Tentu saja kita sudah tidak asing dengan istilah tumpeng. Nasi yang dibentuk seperti kerucut dan dikelilingi sayuran dan lauk –pauk yang lezat. Umumnya hidangan ini disajikan pada acara syukuran, misalnya pada saat perayaan ulang tahun.

Meskipun saat ini telah disajikan dengan berbagai macam bentuk, namun bentuk asli dari nasi tumpeng adalah kerucut yang menyerupai gunung. Masyarakat Jawa melambangkan gunung sebagai tempat yang dekat dengan langit dan surga. Maksudnya adalah menempatkan Tuhan pada posisi tertinggi yang menguasai alam dan manusia. Semua yang berasal dari Tuhan dan akan kembali pula ke Tuhan. Bentuk menggunung nasi tumpeng juga dipercaya mengandung harapan agar hidup kita semakin naik dan memperoleh kesejahteraan yang tinggi.

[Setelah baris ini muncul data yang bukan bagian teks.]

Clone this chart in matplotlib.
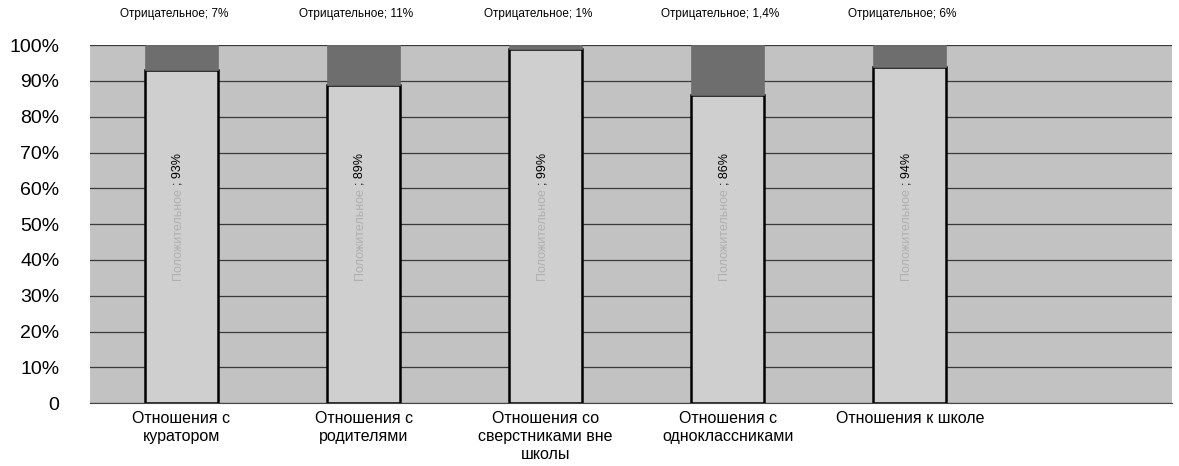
import numpy as np
import matplotlib.pyplot as plt

plt.rcParams['font.family'] = ['Liberation Sans', 'DejaVu Sans']

categories = ['Отношения с\nкуратором', 'Отношения с\nродителями',
              'Отношения со\nсверстниками вне\nшколы',
              'Отношения с\nодноклассниками', 'Отношения к школе']
positive = [93, 89, 99, 86, 94]
negative = [7, 11, 1, 14, 6]
neg_labels = ['Отрицательное; 7%', 'Отрицательное; 11%', 'Отрицательное; 1%',
              'Отрицательное; 1,4%', 'Отрицательное; 6%']
pos_word = 'Положительное'
yticks = [0, 10, 20, 30, 40, 50, 60, 70, 80, 90, 100]
ytick_labels = ['0', '10%', '20%', '30%', '40%', '50%', '60%', '70%', '80%', '90%', '100%']

fig = plt.figure(figsize=(11.79, 4.66), dpi=100)
ax = fig.add_axes([0.0763, 0.135, 0.9177, 0.768])
ax.set_facecolor('#c2c2c2')

x = np.arange(len(categories))
w = 0.40
ax.bar(x, positive, width=w, color='#cfcfcf', edgecolor='black', linewidth=1.8, zorder=3)
ax.bar(x, negative, width=w, bottom=positive, color='#6e6e6e', edgecolor='#6e6e6e',
       linewidth=0.5, zorder=3)

for i in range(len(categories)):
    ax.text(x[i] - 0.02, 61, '; %d%%' % positive[i], rotation=90, ha='center', va='bottom',
            fontsize=9, color='black', zorder=4)
    ax.text(x[i] - 0.02, 60, pos_word, rotation=90, ha='center', va='top',
            fontsize=9, color='#b0b0b0', zorder=4)
    ax.text(x[i] - 0.04, 108.7, neg_labels[i], ha='center', va='center',
            fontsize=8.5, clip_on=False)

ax.set_xlim(-0.503, 5.44)
ax.set_ylim(0, 100)
ax.set_yticks(yticks)
ax.set_yticklabels(ytick_labels, fontsize=14)
ax.set_xticks(x)
ax.set_xticklabels(categories, fontsize=11.5, va='top', linespacing=1.25)
ax.tick_params(axis='both', length=0, pad=6)
ax.tick_params(axis='y', pad=22)
for lbl in ax.get_yticklabels():
    lbl.set_horizontalalignment('right')
ax.yaxis.grid(True, color='#3a3a3a', linewidth=0.9, zorder=1)
ax.set_axisbelow(True)
for s in ['top', 'right', 'left']:
    ax.spines[s].set_visible(False)
ax.spines['bottom'].set_color('#444444')

fig.savefig('out.png', dpi=100)
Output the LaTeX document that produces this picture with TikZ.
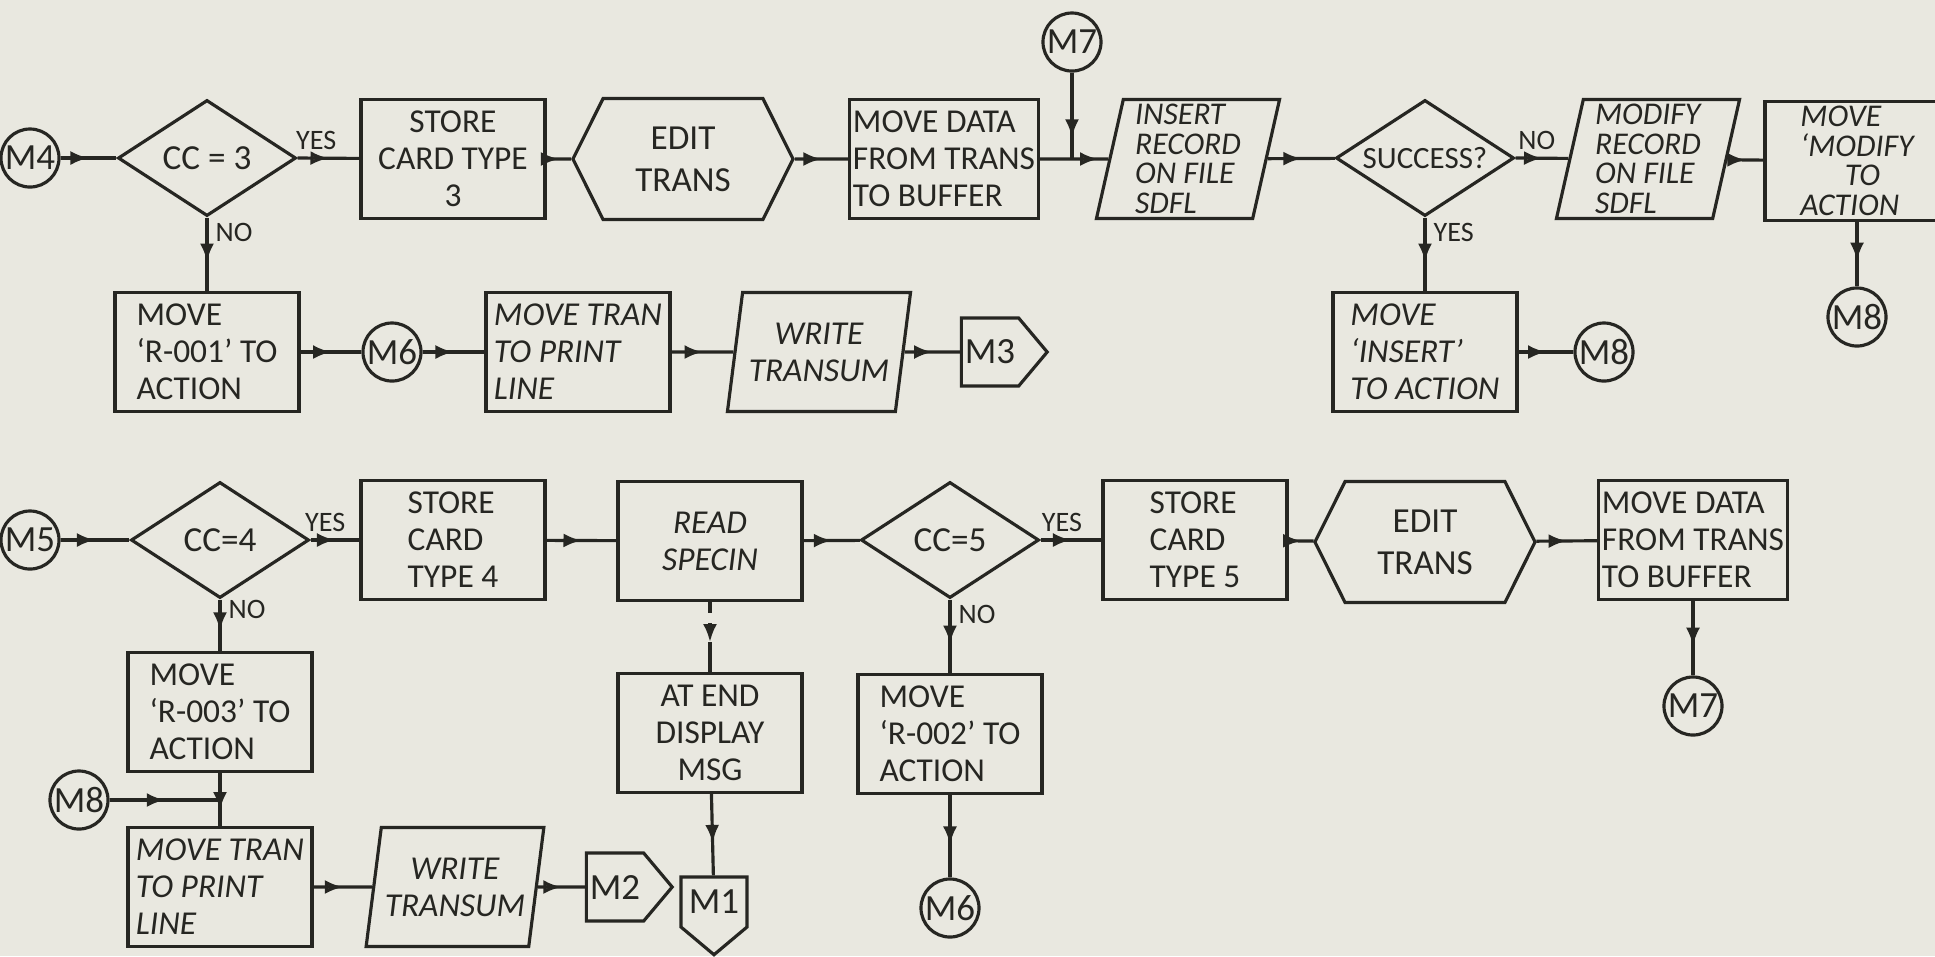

Sebagai pelengkap, biasanya nasi tumpeng dihidangkan dengan sayuran dan lauk. Sayuran yang disajikan umumnya adalah urap, kangkung, bayam, dan kacang panjang. Sementara lauknya ayam ingkung, ikan teri, dan telur rebus.

Urap berasal dari bahasa jawa urip (hidup) yang berarti mampu untuk menafkahi keluarga. Kangkung melambangkan sifat ulet, teguh, dan pantang menyerah, mengingat sayur ini dapat tumbuh di darat maupun di air. Bayam yang berwarna hijau melambangkan kehidupan yang aman dan damai. Kacang panjang yang disajikan tanpa dipotong melambangkan umur panjang.

Untuk lauknya, ayam disajikan utuh yang merupakan lambang ketenangan hati karena sering diartikan sebagai simbol menyembah Tuhan. Ikan teri melambangkan kebersamaan dan kerukunan. Sementara, telur rebus biasanya disajikan bersama kulitnya dan tidak dipotong-potong melambangkan semua tindakan harus terlebih dahulu direncanakan (dikupas), dikerjakan sesuai rencana sehingga membentuk suatu kesempunaan.

Bahkan, cabai yang diletakkan diujung tumpeng bukan hanya hiasan lho! Cabai berwarna merah melambangkan api sebagai sumber penerangan atau teladan.